# Start of Stored data

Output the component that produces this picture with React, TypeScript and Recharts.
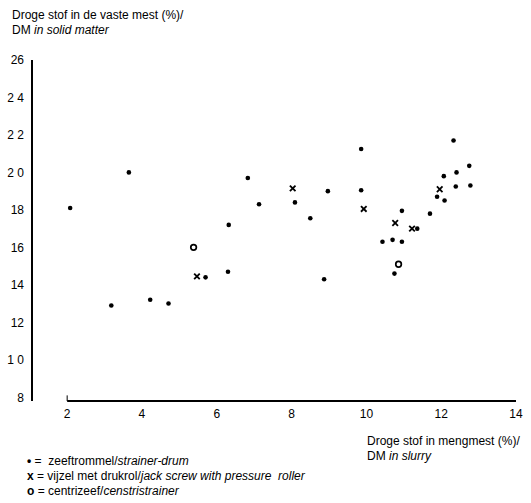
import React from "react";
import { ReferenceLine, Scatter, ScatterChart, XAxis, YAxis } from "recharts";

// zeeftrommel / strainer-drum
const drumX = [2.08, 3.65, 3.18, 4.22, 4.71, 5.7, 6.3, 6.32, 6.83, 7.13, 8.09, 8.5, 8.87, 8.97, 9.86, 9.86, 10.43, 10.7, 10.75, 10.95, 10.95, 11.36, 11.7, 11.89, 12.07, 12.09, 12.33, 12.39, 12.41, 12.75, 12.78];
const drumY = [18.1, 20.0, 12.9, 13.2, 13.0, 14.4, 14.7, 17.2, 19.7, 18.3, 18.4, 17.55, 14.3, 19.0, 19.05, 21.25, 16.3, 16.4, 14.6, 16.3, 17.95, 17.0, 17.8, 18.7, 19.8, 18.5, 21.7, 19.25, 20.0, 20.35, 19.3];

// vijzel met drukrol / jack screw
const screwX = [5.47, 8.03, 9.93, 10.77, 11.22, 11.96];
const screwY = [14.45, 19.15, 18.05, 17.3, 17.0, 19.1];

// centrizeef / centristrainer
const centriX = [5.38, 10.86];
const centriY = [16.0, 15.1];

const xTicks = [2, 4, 6, 8, 10, 12, 14];
const yTicks = [8, 10, 12, 14, 16, 18, 20, 22, 24, 26];
const yTickLabels = ["8", "1 0", "12", "14", "16", "18", "2 0", "2 2", "2 4", "26"];

const toPoints = (xs: number[], ys: number[]) => xs.map((x, i) => ({ x, y: ys[i] }));

const drumData = toPoints(drumX, drumY);
const screwData = toPoints(screwX, screwY);
const centriData = toPoints(centriX, centriY);

const FONT = "'Liberation Sans', Arial, sans-serif";

const DotShape = (props: any) => <circle cx={props.cx} cy={props.cy} r={2.3} fill="#000" />;

const CrossShape = (props: any) => {
  const { cx, cy } = props;
  const s = 2.8;
  return (
    <g stroke="#000" strokeWidth={1.8}>
      <line x1={cx - s} y1={cy - s} x2={cx + s} y2={cy + s} />
      <line x1={cx - s} y1={cy + s} x2={cx + s} y2={cy - s} />
    </g>
  );
};

const RingShape = (props: any) => (
  <circle cx={props.cx} cy={props.cy} r={2.8} fill="#fff" stroke="#000" strokeWidth={1.7} />
);

const textStyle: React.CSSProperties = {
  position: "absolute",
  fontFamily: FONT,
  fontSize: 12,
  lineHeight: "15px",
  color: "#000",
  whiteSpace: "nowrap",
};

export default function App() {
  return (
    <div style={{ position: "relative", width: 531, height: 503, background: "#fff" }}>
      <style>{`body{margin:0}`}</style>
      <ScatterChart
        width={531}
        height={503}
        margin={{ top: 60, right: 15, bottom: 72, left: 0 }}
      >
        <XAxis
          type="number"
          dataKey="x"
          domain={[1.06, 14]}
          ticks={xTicks}
          axisLine={false}
          tickLine={false}
          height={30}
          allowDataOverflow
          tick={{ fill: "#000", fontSize: 12, fontFamily: FONT }}
        />
        <YAxis
          type="number"
          dataKey="y"
          domain={[7.8, 26]}
          ticks={yTicks}
          width={32}
          tickLine={false}
          allowDataOverflow
          axisLine={{ stroke: "#000", strokeWidth: 2 }}
          tickFormatter={(v: number) => yTickLabels[yTicks.indexOf(v)]}
          tick={{ fill: "#000", fontSize: 12, fontFamily: FONT }}
        />
        <ReferenceLine
          segment={[{ x: 2, y: 7.8 }, { x: 14, y: 7.8 }]}
          stroke="#000"
          strokeWidth={2}
        />
        <ReferenceLine
          segment={[{ x: 2, y: 7.8 }, { x: 2, y: 8.1 }]}
          stroke="#000"
          strokeWidth={1}
        />
        <Scatter data={drumData} shape={DotShape} isAnimationActive={false} />
        <Scatter data={screwData} shape={CrossShape} isAnimationActive={false} />
        <Scatter data={centriData} shape={RingShape} isAnimationActive={false} />
      </ScatterChart>

      <div style={{ ...textStyle, left: 12, top: 8 }}>
        Droge stof in de vaste mest (%)/
        <br />
        DM <i>in solid matter</i>
      </div>

      <div style={{ ...textStyle, left: 367, top: 434 }}>
        Droge stof in mengmest (%)/
        <br />
        DM <i>in slurry</i>
      </div>

      <div style={{ ...textStyle, left: 27, top: 454 }}>
        <div>
          <b>•</b> =&nbsp; zeeftrommel/<i>strainer-drum</i>
        </div>
        <div>
          <b>x</b> = vijzel met drukrol/<i>jack screw with pressure&nbsp; roller</i>
        </div>
        <div>
          <b>o</b> = centrizeef/<i>censtristrainer</i>
        </div>
      </div>
    </div>
  );
}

# End of Stored data

▸ **Prompt**
Restate each line from the start of the listing through the line bearing "ScatterChart, XAxis, YAxis" word for word. Drop the pictures.

▸ **Finished answer**
Output the component that produces this picture with React, TypeScript and Recharts.
import React from "react";
import { ReferenceLine, Scatter, ScatterChart, XAxis, YAxis } from "recharts";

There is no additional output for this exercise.